Evaluation and refinement
The performance of the anomaly detection algorithm is assessed by comparing its predictions with the known anomalies in the labeled dataset. Metrics such as precision, recall, or the F1 score can be used to evaluate the algorithm’s effectiveness. If necessary, the model can be refined and retrained using additional data or different techniques
AI/ML Algorithms for Anomaly Detection
Following are some of the Anomaly Detection Algorithms based on the approaches and type of the problem solved
Nearest-neighbor based algorithms:
- Connectivity-based Outlier Factor (COF)
- Local Outlier Probability (LoOP)
- Influenced Outlierness (INFLO)
- Local Correlation Integral (LOCI)
- Local Outlier Factor (LOF)
Projection based methods
- Isolation Forest
Clustering based algorithms:
- Cluster based Local Outlier Factor (CBLOF)
- Local Density Cluster based Outlier Factor (LDCOF)

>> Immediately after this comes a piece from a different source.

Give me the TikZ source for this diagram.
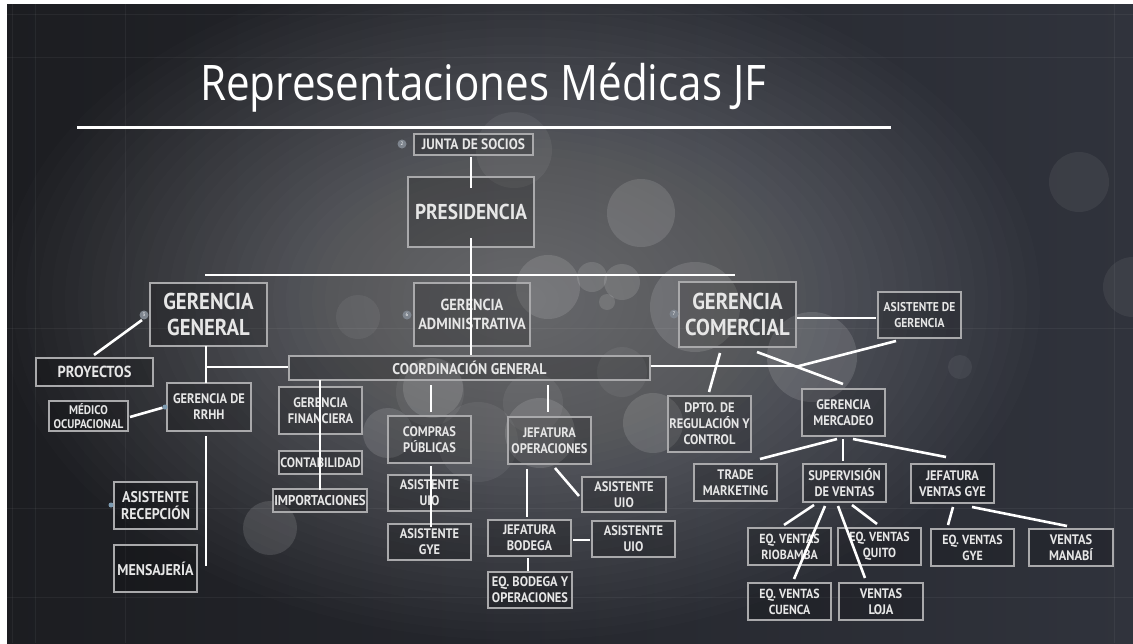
\documentclass[tikz,border=0pt]{standalone}
\usepackage{fontspec}
\setmainfont{PT Sans}
\newfontfamily\boxfont[FakeStretch=0.9]{PT Sans}
\newfontfamily\titlefont[FakeStretch=0.86]{Open Sans}
\definecolor{boxline}{HTML}{A9A9AB}
\definecolor{txt}{HTML}{E6E6E6}
\definecolor{bgL}{HTML}{1C1D21}
\definecolor{bgR}{HTML}{30333C}
\definecolor{markc}{HTML}{7E858E}
\definecolor{dotc}{HTML}{7C9AB0}
\tikzset{
  box/.style={draw=boxline, line width=1.1pt, fill=black, fill opacity=0.18, text opacity=1,
    text=txt, align=center, inner sep=0pt, font=\boxfont\bfseries\fontsize{13.8}{16}\selectfont},
  bigtxt/.style={font=\boxfont\bfseries\fontsize{23}{26}\selectfont},
  midtxt/.style={font=\boxfont\bfseries\fontsize{15.5}{17.5}\selectfont},
  conn/.style={draw=white, line width=2.6pt},
  bubble/.style={fill=white, fill opacity=0.12},
  fbubble/.style={fill=white, fill opacity=0.06},
  gridline/.style={draw=white, opacity=0.05, line width=0.8pt},
  marker/.style={circle, fill=markc, inner sep=0pt, minimum size=9pt, text=white, font=\fontsize{5}{6}\selectfont},
  dotmark/.style={circle, fill=dotc, inner sep=0pt, minimum size=5pt}
}
\begin{document}
\begin{tikzpicture}[x=1pt, y=-1pt]
\useasboundingbox (0,0) rectangle (1133,643);
% background
\fill[white] (0,0) rectangle (1133,643);
\begin{scope}
\clip (7,4) rectangle (1133,643);
\shade[left color=bgL, right color=bgR] (7,4) rectangle (1133,643);
\foreach \r in {1,...,40} \fill[white, fill opacity=0.011] (520,300) ellipse ({\r*13} and {\r*8.5});
% grid
\foreach \gx in {12,35,125,1114} \draw[gridline] (\gx,4) -- (\gx,643);
\foreach \gy in {14,57,328,508,597} \draw[gridline] (7,\gy) -- (1133,\gy);
% bubbles
\fill[bubble] (641,213) circle (34);
\fill[bubble] (548,287) circle (32);
\fill[bubble] (592,277) circle (15);
\fill[bubble] (622,282) circle (18);
\fill[bubble] (607,302) circle (8);
\fill[bubble] (695,307) circle (45);
\fill[bubble] (812,357) circle (45);
\fill[fbubble] (514,150) circle (38);
\fill[fbubble] (358,317) circle (22);
\fill[bubble] (433,388) circle (30);
\fill[fbubble] (533,403) circle (30);
\fill[fbubble] (622,372) circle (25);
\fill[fbubble] (430,392) circle (34);
\fill[bubble] (388,433) circle (25);
\fill[bubble] (540,433) circle (35);
\fill[bubble] (653,423) circle (30);
\fill[fbubble] (478,442) circle (40);
\fill[bubble] (270,528) circle (27);
\fill[fbubble] (1079,182) circle (30);
\fill[fbubble] (1133,287) circle (30);
\fill[fbubble] (960,367) circle (12);
\end{scope}
% title
\node[anchor=base west, text=white, inner sep=0pt, font=\titlefont\fontsize{49}{55}\selectfont] (title) at (200,100) {Representaciones Médicas JF};
\coordinate (tl) at (77,127);
\coordinate (tr) at (891,127);
\draw[draw=white, line width=3pt] (tl) -- (tr);
% boxes
\node[box, minimum width=119pt, minimum height=21pt, font=\boxfont\bfseries\fontsize{15}{17}\selectfont] (junta) at (473.5,144.5) {JUNTA DE SOCIOS};
\node[box, minimum width=126pt, minimum height=70pt, font=\boxfont\bfseries\fontsize{21.5}{24}\selectfont] (pres) at (471,212) {PRESIDENCIA};
\node[box, bigtxt, minimum width=117pt, minimum height=63pt] (gg) at (208.5,314.5) {GERENCIA\\GENERAL};
\node[box, minimum width=116pt, minimum height=63pt, font=\boxfont\bfseries\fontsize{16}{18.5}\selectfont] (gadm) at (472,314.5) {GERENCIA\\ADMINISTRATIVA};
\node[box, bigtxt, minimum width=117pt, minimum height=65pt] (gcom) at (737.5,314.5) {GERENCIA\\COMERCIAL};
\node[box, minimum width=83pt, minimum height=46pt, font=\boxfont\bfseries\fontsize{12.8}{15.5}\selectfont] (asisg) at (919.5,315) {ASISTENTE DE\\GERENCIA};
\node[box, minimum width=361pt, minimum height=24pt, font=\boxfont\bfseries\fontsize{15.5}{17}\selectfont] (coord) at (469.5,368) {COORDINACIÓN GENERAL};
\node[box, minimum width=117pt, minimum height=28pt, font=\boxfont\bfseries\fontsize{16}{18}\selectfont] (proy) at (94.5,372) {PROYECTOS};
\node[box, minimum width=84pt, minimum height=48pt] (rrhh) at (209,407) {GERENCIA DE\\RRHH};
\node[box, minimum width=79pt, minimum height=30pt, font=\boxfont\bfseries\fontsize{12.5}{14.5}\selectfont] (medico) at (88.5,416) {MÉDICO\\OCUPACIONAL};
\node[box, midtxt, minimum width=83pt, minimum height=47pt] (asrec) at (155.5,505.5) {ASISTENTE\\RECEPCIÓN};
\node[box, midtxt, minimum width=83pt, minimum height=47pt] (mens) at (155.5,568.5) {MENSAJERÍA};
\node[box, minimum width=83pt, minimum height=47pt] (gfin) at (320.5,410.5) {GERENCIA\\FINANCIERA};
\node[box, minimum width=83pt, minimum height=23pt, font=\boxfont\bfseries\fontsize{13.7}{15}\selectfont] (conta) at (320.5,462.5) {CONTABILIDAD};
\node[box, minimum width=94pt, minimum height=23pt, font=\boxfont\bfseries\fontsize{14.2}{15}\selectfont] (impo) at (320,500.5) {IMPORTACIONES};
\node[box, minimum width=83pt, minimum height=47pt] (compras) at (429.5,439.5) {COMPRAS\\PÚBLICAS};
\node[box, minimum width=83pt, minimum height=36pt] (auioa) at (429.5,493) {ASISTENTE\\UIO};
\node[box, minimum width=83pt, minimum height=36pt] (agye) at (429.5,542) {ASISTENTE\\GYE};
\node[box, minimum width=83pt, minimum height=47pt] (jop) at (549.5,440.5) {JEFATURA\\OPERACIONES};
\node[box, minimum width=84pt, minimum height=35pt] (auiob) at (624,494.5) {ASISTENTE\\UIO};
\node[box, minimum width=83pt, minimum height=36pt] (jbod) at (529.5,538) {JEFATURA\\BODEGA};
\node[box, minimum width=83pt, minimum height=36pt] (auioc) at (633.5,539) {ASISTENTE\\UIO};
\node[box, minimum width=84pt, minimum height=36pt] (eqbod) at (530,590) {EQ. BODEGA Y\\OPERACIONES};
\node[box, minimum width=83pt, minimum height=56pt] (dpto) at (709.5,424) {DPTO. DE\\REGULACIÓN Y\\CONTROL};
\node[box, minimum width=83pt, minimum height=47pt] (gmer) at (843.5,412.5) {GERENCIA\\MERCADEO};
\node[box, minimum width=83pt, minimum height=37pt] (trade) at (735.5,482.5) {TRADE\\MARKETING};
\node[box, minimum width=83pt, minimum height=38pt] (sup) at (844.5,483) {SUPERVISIÓN\\DE VENTAS};
\node[box, minimum width=83pt, minimum height=39pt] (jvg) at (952.5,483.5) {JEFATURA\\VENTAS GYE};
\node[box, minimum width=83pt, minimum height=37pt, font=\boxfont\bfseries\fontsize{13.2}{16}\selectfont] (riob) at (789.5,546.5) {EQ. VENTAS\\RIOBAMBA};
\node[box, minimum width=83pt, minimum height=37pt, font=\boxfont\bfseries\fontsize{13.2}{16}\selectfont] (quito) at (879.5,546.5) {EQ. VENTAS\\QUITO};
\node[box, minimum width=83pt, minimum height=37pt, font=\boxfont\bfseries\fontsize{13.2}{16}\selectfont] (evgye) at (972.5,547.5) {EQ. VENTAS\\GYE};
\node[box, minimum width=84pt, minimum height=37pt] (manabi) at (1071,547.5) {VENTAS\\MANABÍ};
\node[box, minimum width=83pt, minimum height=37pt, font=\boxfont\bfseries\fontsize{13.2}{16}\selectfont] (cuenca) at (789.5,601.5) {EQ. VENTAS\\CUENCA};
\node[box, minimum width=84pt, minimum height=37pt] (loja) at (881,601.5) {VENTAS\\LOJA};
% markers
\node[marker] (m2) at (402,144) {2};
\node[marker] (m3) at (144,315) {3};
\node[marker] (m6) at (407,315) {6};
\node[marker] (m7) at (674,314) {7};
\node[dotmark] (d1) at (165,407) {};
\node[dotmark] (d2) at (111,505) {};
% connector end points
\coordinate (a1) at (471,157); \coordinate (a2) at (471,188);
\coordinate (b1) at (471,238);
\coordinate (barL) at (205,275); \coordinate (barR) at (735,275);
\coordinate (g1) at (206,346); \coordinate (g2) at (206,383);
\coordinate (g3) at (206,367);
\coordinate (g4) at (206,436); \coordinate (g5) at (206,566);
\coordinate (p1) at (94,355); \coordinate (p2) at (142,320);
\coordinate (mo) at (130,417);
\coordinate (f1) at (320,380); \coordinate (f2) at (320,490);
\coordinate (c1) at (431,385); \coordinate (c2) at (431,412);
\coordinate (c3) at (431,466); \coordinate (c4) at (431,527);
\coordinate (o1) at (548,385); \coordinate (o2) at (548,412);
\coordinate (o3) at (555,468); \coordinate (o4) at (579,496);
\coordinate (o5) at (527,469); \coordinate (o6) at (527,517);
\coordinate (o7) at (573,540); \coordinate (o8) at (590,540);
\coordinate (o9) at (528,558); \coordinate (o10) at (528,571);
\coordinate (k1) at (799,366);
\coordinate (k2) at (896,341);
\coordinate (k3) at (797,318); \coordinate (k4) at (876,318);
\coordinate (k5) at (720,353); \coordinate (k6) at (709,392);
\coordinate (k7) at (757,352); \coordinate (k8) at (843,384);
\coordinate (r1) at (837,439); \coordinate (r2) at (760,459);
\coordinate (r3) at (843,439); \coordinate (r4) at (843,461);
\coordinate (r5) at (853,439); \coordinate (r6) at (946,457);
\coordinate (s1) at (814,505); \coordinate (s2) at (784,525);
\coordinate (s3) at (825,506); \coordinate (s4) at (794,579);
\coordinate (s5) at (838,506); \coordinate (s6) at (865,578);
\coordinate (s7) at (852,505); \coordinate (s8) at (877,524);
\coordinate (j1) at (953,507); \coordinate (j2) at (948,525);
\coordinate (j3) at (972,507); \coordinate (j4) at (1067,526);
% connectors
\draw[conn] (a1) -- (a2);
\draw[conn] (b1) -- (b1 |- coord.north);
\draw[conn] (barL) -- (barR);
\draw[conn] (g1) -- (g2);
\draw[conn] (g3) -- (g3 -| coord.west);
\draw[conn] (g4) -- (g5);
\draw[conn] (p1) -- (p2);
\draw[conn] (mo) -- (d1);
\draw[conn] (f1) -- (f2);
\draw[conn] (c1) -- (c2);
\draw[conn] (c3) -- (c4);
\draw[conn] (o1) -- (o2);
\draw[conn] (o3) -- (o4);
\draw[conn] (o5) -- (o6);
\draw[conn] (o7) -- (o8);
\draw[conn] (o9) -- (o10);
\draw[conn] (k1 -| coord.east) -- (k1);
\draw[conn] (k2) -- (k1);
\draw[conn] (k3) -- (k4);
\draw[conn] (k5) -- (k6);
\draw[conn] (k7) -- (k8);
\draw[conn] (r1) -- (r2);
\draw[conn] (r3) -- (r4);
\draw[conn] (r5) -- (r6);
\draw[conn] (s1) -- (s2);
\draw[conn] (s3) -- (s4);
\draw[conn] (s5) -- (s6);
\draw[conn] (s7) -- (s8);
\draw[conn] (j1) -- (j2);
\draw[conn] (j3) -- (j4);
\end{tikzpicture}
\end{document}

Statistics based techniques:
- Parametric techniques
- Non-parametric techniques
Classification based techniques:
- Decision Tree
- Neural Networks
- Bayesian Networks
Overall, the goal of anomaly detection in IT infrastructures using AI/ML techniques is to predict and identify potential issues before they become critical problems, allowing IT teams to take proactive measures to mitigate risks and maintain system stability.